O salário corresponde em Portugal, salvo raras excepções, aquilo que é necessário para reproduzir aquela força de trabalho. O facto de alguém não ser miserável e não ter que «roubar», legitimamente, electricidade, por exemplo, ou só comer pão para estar vivo, ou deixar de passear, viver como humano digno e não como animal acossado, não faz dele um privilegiado mas apenas um trabalhador que mesmo se ganhasse mais, dentro de um tecto razoável, estaria a ganhar aquilo que é fruto do seu trabalho, aqui visto como trabalho colectivo, riqueza social.
Em Portugal não é privilegiado quem ganha 3000 euros – porque esse valor é comportado pelo conjunto da produção nacional, calculando a riqueza produzida e a produtividade do trabalho. É privilegiado quem vive à sombra de monopólios privados protegidos pelo Estado, como a EDP; quem gere empresas em que o Estado o Estado assume os deficits ou a recapitalização, como a PT; empresas que usam força de trabalho paga pela segurança social, como sectores da Banca; empresas que vivem de contratações milionários, como a Mota Engil no Porto de Lisboa ou nas autoestradas; empresas que não assumem riscos porque sorvem impostos, como o Grupo Melo e o Grupo Espírito Santo na saúde. Tudo isto se traduz em privilégios, benefícios, que estão espelhados na distribuição de dividendos, que em certos casos alcançam os milhões de euros de «salário» por ano.
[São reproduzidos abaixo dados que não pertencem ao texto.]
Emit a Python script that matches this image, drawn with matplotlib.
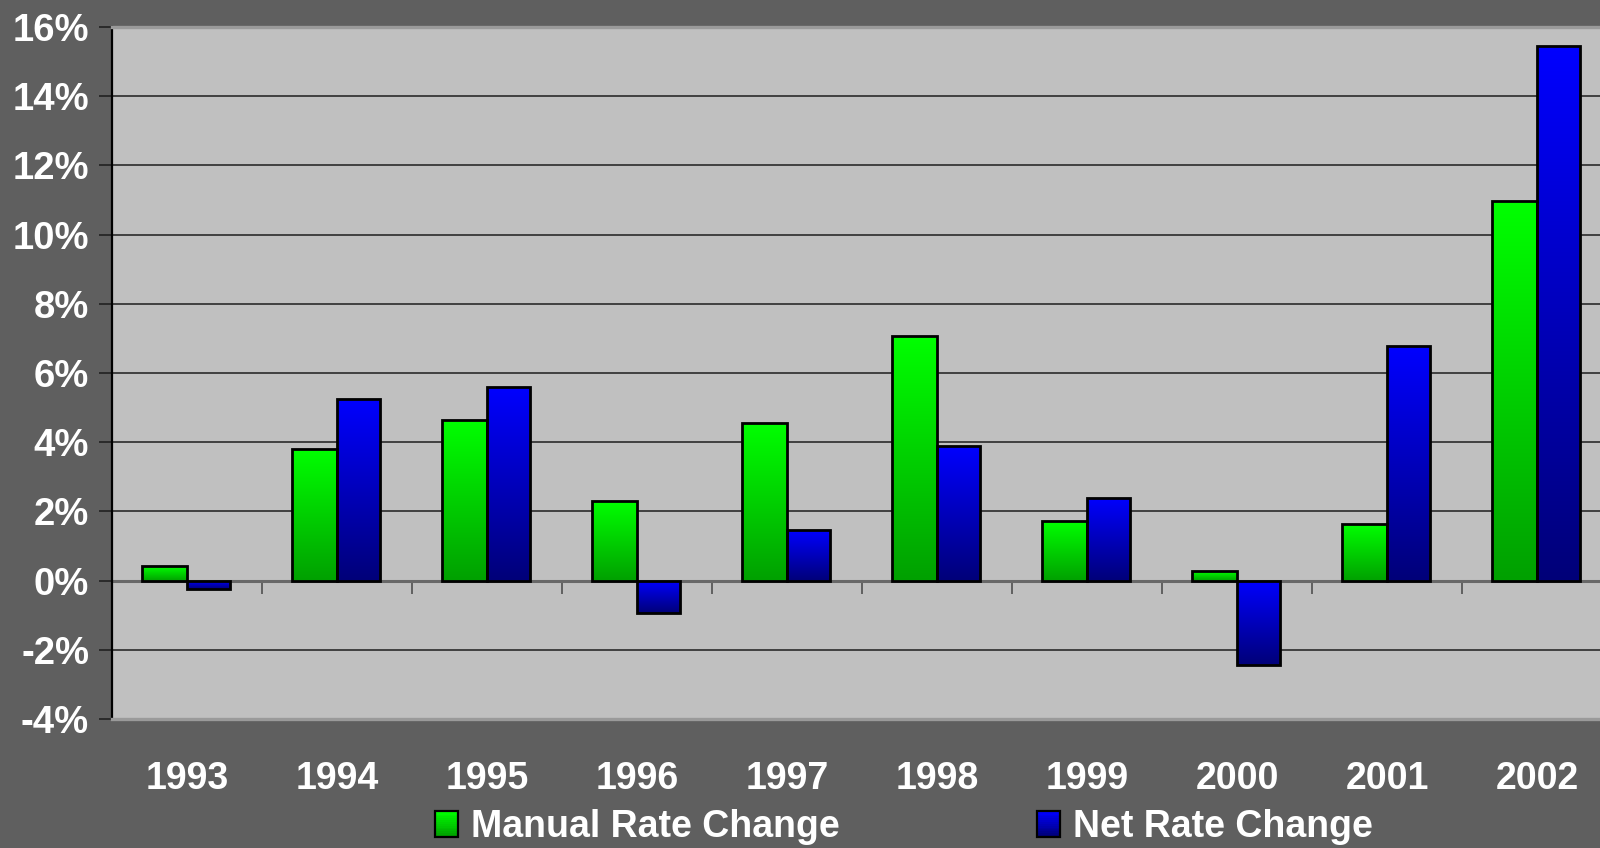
import numpy as np
import matplotlib
matplotlib.use("Agg")
import matplotlib.pyplot as plt
from matplotlib.colors import LinearSegmentedColormap
from matplotlib.patches import Rectangle
from matplotlib.legend_handler import HandlerBase
from matplotlib.ticker import FuncFormatter

# ---- data -------------------------------------------------------------
years = ["1993", "1994", "1995", "1996", "1997",
         "1998", "1999", "2000", "2001", "2002"]
manual_rate_change = [0.43, 3.79, 4.64, 2.31, 4.56, 7.07, 1.72, 0.27, 1.63, 10.98]
net_rate_change = [-0.25, 5.24, 5.59, -0.95, 1.45, 3.88, 2.40, -2.43, 6.78, 15.46]
series_labels = ["Manual Rate Change", "Net Rate Change"]
y_ticks = [-4, -2, 0, 2, 4, 6, 8, 10, 12, 14, 16]

# ---- style ------------------------------------------------------------
plt.rcParams["font.family"] = ["Liberation Sans", "DejaVu Sans"]
plt.rcParams["font.weight"] = "bold"

FIG_BG = "#5f5f5f"
PLOT_BG = "#c0c0c0"
GREEN = ("#00ff00", "#00a000")   # (top, bottom)
BLUE = ("#0000ff", "#000078")

fig = plt.figure(figsize=(16, 8.48), dpi=100, facecolor=FIG_BG)
ax = fig.add_axes([112 / 1600, 129 / 848, 1500 / 1600, 692 / 848])
ax.set_facecolor(PLOT_BG)

x = np.arange(len(years))
w_manual = 0.30
w_net = 0.285


def gradient_fill(ax, bars, colors):
    """Replace the flat fill of each bar by a vertical top-to-bottom gradient."""
    cmap = LinearSegmentedColormap.from_list("grad", [colors[1], colors[0]])
    grad = np.linspace(0, 1, 256).reshape(-1, 1)
    for b in bars:
        x0, y0 = b.get_x(), b.get_y()
        w, h = b.get_width(), b.get_height()
        lo, hi = min(y0, y0 + h), max(y0, y0 + h)
        im = ax.imshow(grad, cmap=cmap, origin="lower", aspect="auto",
                       extent=[x0, x0 + w, lo, hi], interpolation="bilinear",
                       zorder=b.get_zorder() - 0.1)
        im.set_clip_path(b)
        b.set_facecolor("none")


bars_manual = ax.bar(x, manual_rate_change, -w_manual, align="edge",
                     edgecolor="black", linewidth=2.0, zorder=3)
bars_net = ax.bar(x, net_rate_change, w_net, align="edge",
                  edgecolor="black", linewidth=2.0, zorder=3)
gradient_fill(ax, bars_manual, GREEN)
gradient_fill(ax, bars_net, BLUE)

ax.set_xlim(-0.5, len(years) - 0.5)
ax.set_ylim(y_ticks[0], y_ticks[-1])

# gridlines and zero line
ax.set_axisbelow(True)
ax.yaxis.grid(True, color="#1e1e1e", linewidth=1.1)
ax.axhline(0, color="#686868", linewidth=2.2, zorder=2)

# y axis
ax.set_yticks(y_ticks)
ax.yaxis.set_major_formatter(FuncFormatter(lambda v, _: f"{v:.0f}%"))
ax.tick_params(axis="y", length=9.5, width=1.4, color="#2a2a2a", pad=7,
               labelsize=27.5, labelcolor="white")

# x axis: category labels below the plot area
ax.set_xticks(x, years)
ax.tick_params(axis="x", length=0, pad=30, labelsize=27, labelcolor="white")

# category separators hanging from the zero line
ymin, ymax = ax.get_ylim()
sec = ax.secondary_xaxis((0 - ymin) / (ymax - ymin))
sec.set_xticks(x[:-1] + 0.5)
sec.xaxis.set_ticks_position("bottom")
sec.tick_params(axis="x", direction="out", length=9, width=1.4,
                color="#606060", labelbottom=False, labeltop=False)
for s in sec.spines.values():
    s.set_visible(False)

# frame
ax.spines["left"].set_color("black")
ax.spines["left"].set_linewidth(1.6)
ax.spines["right"].set_visible(False)
for side in ("top", "bottom"):
    ax.spines[side].set_color("#9a9a9a")
    ax.spines[side].set_linewidth(2.4)


# ---- legend with gradient swatches -----------------------------------
class GradientSwatch(HandlerBase):
    def __init__(self, colors, n=14):
        super().__init__()
        self.cmap = LinearSegmentedColormap.from_list("sw", [colors[1], colors[0]])
        self.n = n

    def create_artists(self, legend, orig_handle, xdescent, ydescent,
                       width, height, fontsize, trans):
        x0, y0 = -xdescent, -ydescent
        arts = []
        for i in range(self.n):
            arts.append(Rectangle((x0, y0 + height * i / self.n), width,
                                  height / self.n + 0.3,
                                  facecolor=self.cmap(i / (self.n - 1)),
                                  edgecolor="none", transform=trans))
        arts.append(Rectangle((x0, y0), width, height, facecolor="none",
                              edgecolor="black", linewidth=1.6, transform=trans))
        return arts


legend_y = 1 - 827 / 848
for bars, colors, label, left in ((bars_manual, GREEN, series_labels[0], 435),
                                  (bars_net, BLUE, series_labels[1], 1037)):
    fig.legend([bars], [label], loc="center left",
               bbox_to_anchor=(left / 1600, legend_y), frameon=False,
               borderpad=0, borderaxespad=0, handlelength=0.62,
               handleheight=0.68, handletextpad=0.34,
               handler_map={bars: GradientSwatch(colors)},
               prop={"size": 27, "weight": "bold"}, labelcolor="white")

fig.savefig("out.png", dpi=100, facecolor=FIG_BG)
Já não há nada que justifique a ignorância do que se está a passar no país. Esta greve da justiça não é só por salários (que podia ser, e seria, claro, justa) mas é uma greve que assume uma linguagem lindíssima – o termo é mesmo este, creio -, de defesa de uma «sociedade mais justa». É uma greve que coloca os magistrados na luta pelo Estado social, contra o corte de salários, pelo acesso de todos à justiça, estou a citar.
Esquecemos muitas vezes que o Estado Social também é o acesso à justiça, à não arbitrariedade. O Estado pode devolver os nossos impostos e contribuições em saúde, em educação, em segurança social, justiça, habitação, cultura, espaços verdes, transportes públicos. Pode devolvê-los sob a forma de polícias, balas e repressão. Pode devolvê-los sob a forma de fiscalização para arrecadar ainda mais impostos. Pode nem os devolver, mas é só enquanto o permitirmos.